Homélie de Mgr Luc Crepy, évêque du Puy, à l’occasion de la fête de Saint Robert, prononcée le 22 avril 2018 à La Chaise-Dieu.
Les textes de la Parole de Dieu résonnent souvent de manière diverse dans la vie des croyants, comme en témoignent les tapisseries, dont nous fêtons l’installation à la Chaise-Dieu, il y a 500 ans. Ainsi, commandées par l’abbé Jacques de Saint-Nectaire, les tapisseries sont l’expression de cette riche interprétation où deux textes de l’Ancien Testament éclairent un épisode évangélique de la vie du Christ Dans la pluralité de ces scènes bibliques, nous pouvons, dans la foi, percevoir l’œuvre de l’Esprit Saint qui nous rejoint dans tel ou tel aspect de notre existence, de nos questions, de notre espérance. De même les textes, proposés par la liturgie, nous aident à comprendre la personnalité et le message de saint Robert de Turlande, fêté en ce jour.

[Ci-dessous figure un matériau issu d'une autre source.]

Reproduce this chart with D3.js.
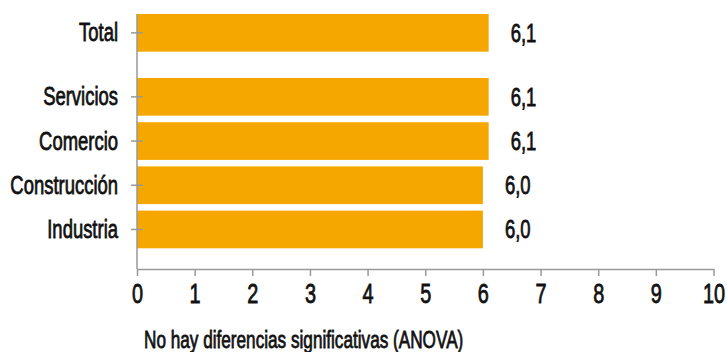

Dans le livre des Actes des Apôtres (4, 11), Pierre compare le Christ à la pierre méprisée par les bâtisseurs, mais devenue pierre d’angle. Si saint Robert a fondé et bâti l’abbaye de la Chaise-Dieu, c’est parce que sa vie était fondée et bâtie sur la pierre d’angle que constitue le Christ. La pierre d’angle est au centre de l’édifice, et si on la retire, tout s’écroule. Les grands fondateurs d’abbayes n’ont pas d’abord construit pour eux-mêmes ou leurs frères : les édifices de pierre qu’ils ont bâtis expriment leur foi en la pierre d’angle et de fondation qu’est le Christ. Regardons l’abbatiale : elle témoigne de la foi de ceux qui l’ont construite. Elle est signe de l’édifice spirituel qu’est l’Eglise.
Si saint Robert a fondé sa vie sur le Christ, il est aussi l’homme qui cherche à témoigner à tous de l’amour du Christ. Dans l’évangile de ce jour, une des grandes figures bibliques pour traduire cet amour du Christ est celle du bon pasteur. Jésus est concret : « Moi, je suis le bon pasteur, le vrai berger, qui donne sa vie pour ses brebis » (Jn 10,11). Cette image du bon pasteur explique la manière dont Jésus prend soin de chacune de ses brebis jusqu’à donner sa vie pour elles. Saint Robert a témoigné de cet amour du Christ, à la fois en fondant l’abbaye avec de nombreux prieurés, mais aussi comme abbé, en cherchant à devenir pasteur à la suite de l’unique Bon Pasteur. Ce n’est pas la solidité des murs qui constitue l’Eglise, mais la foi des baptisés dans le seul berger, le Christ. Toute la responsabilité d’un fondateur – d’un abbé -, consiste à conduire ses frères à la suite de l’unique Pasteur.
Enfin, les mots de saint Jean, dans la deuxième lecture, résument notre méditation de ce jour : « Bien aimés, voyez quel grand amour nous a donné le Père pour que nous soyons enfants de Dieu, et nous le sommes » (1 Jn 3,1). Nous avons ici la clé pour entrer dans ce haut-lieu spirituel de la Chaise-Dieu, comme en bien d’autres édifices chrétiens. La beauté architecturale, la richesse des coloris des tapisseries, ces mille années d’histoire et surtout de vie de prière sont l’expression d’une foi émerveillée en l’amour de Dieu : « Voyez quel grand amour nous est donné ! » Cet amour de Dieu, révélé en Jésus-Christ, fut la force de ces bâtisseurs de cathédrales et d’abbayes, de ces fondateurs d’ordres religieux, de tous ces croyants qui, comme saint Robert, mille ans après leur mort, demeurent encore des témoins de la foi pour aujourd’hui.
La Chaise-Dieu manifeste cette foi en l’amour de Dieu, au cœur de la vie de saint Robert, et de ses successeurs : une foi que rendent vivante l’ensemble abbatial et les tapisseries pour le visiteur ou le pèlerin épris de beauté et en quête de sens.